Mexican crime gangs target families, breaking underworld’s honor code
A series of murders targeting families, including children, has rocked Mexico in recent weeks, signaling that drug gangs are willing to break an unspoken code of honor within the criminal underworld.
In total, 34 people have been killed, including several women and 10 children, since early July in three regions, reports Agence France Presse.
Last month, 19 people, including eight children, from three different families were gunned down in less than a week in Ciudad Victoria, the capital of the northeastern state of Tamaulipas.

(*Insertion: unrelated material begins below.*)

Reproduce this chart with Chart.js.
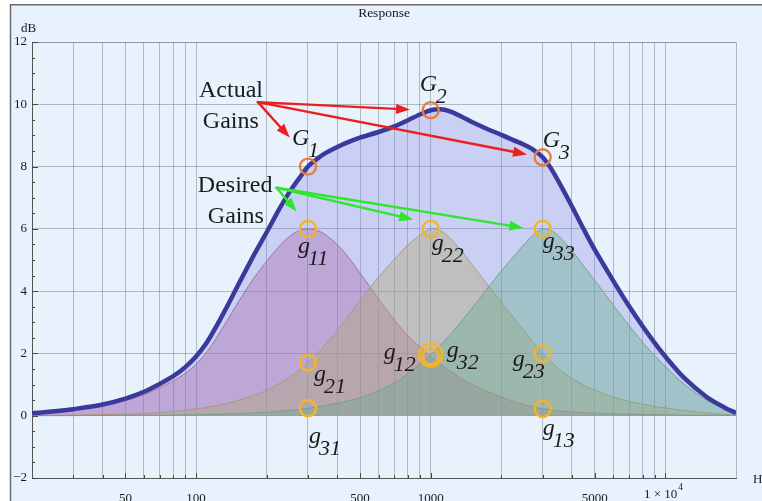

Authorities suspect that those massacres were linked to disputes between rival gangs in Tamaulipas, a region that has been besieged by drug cartel violence for years.
On July 18, seven shark fishermen from the same family were killed in the southern Pacific coast state of Oaxaca.
Authorities suspect it may be linked to illegal activities at sea. The Pacific is a key route for drug trafficking.
The most recent massacre came on Saturday, when seven people from the same family, including two children, were shot dead in a small town in southern Guerrero state.
While the motive is unknown, gangs are fighting for control of opium poppy production in the region.
– ‘Code is finished’ –
The modus operandi indicates that all these killings were linked to turf wars between criminal organizations that are the remnants of cartels that have splintered, said Raul Benitez Manaut, a security expert at the National Autonomous University of Mexico (UNAM).
Such gangs “no longer respect families, wives and children,” Benitez Manaut told AFP.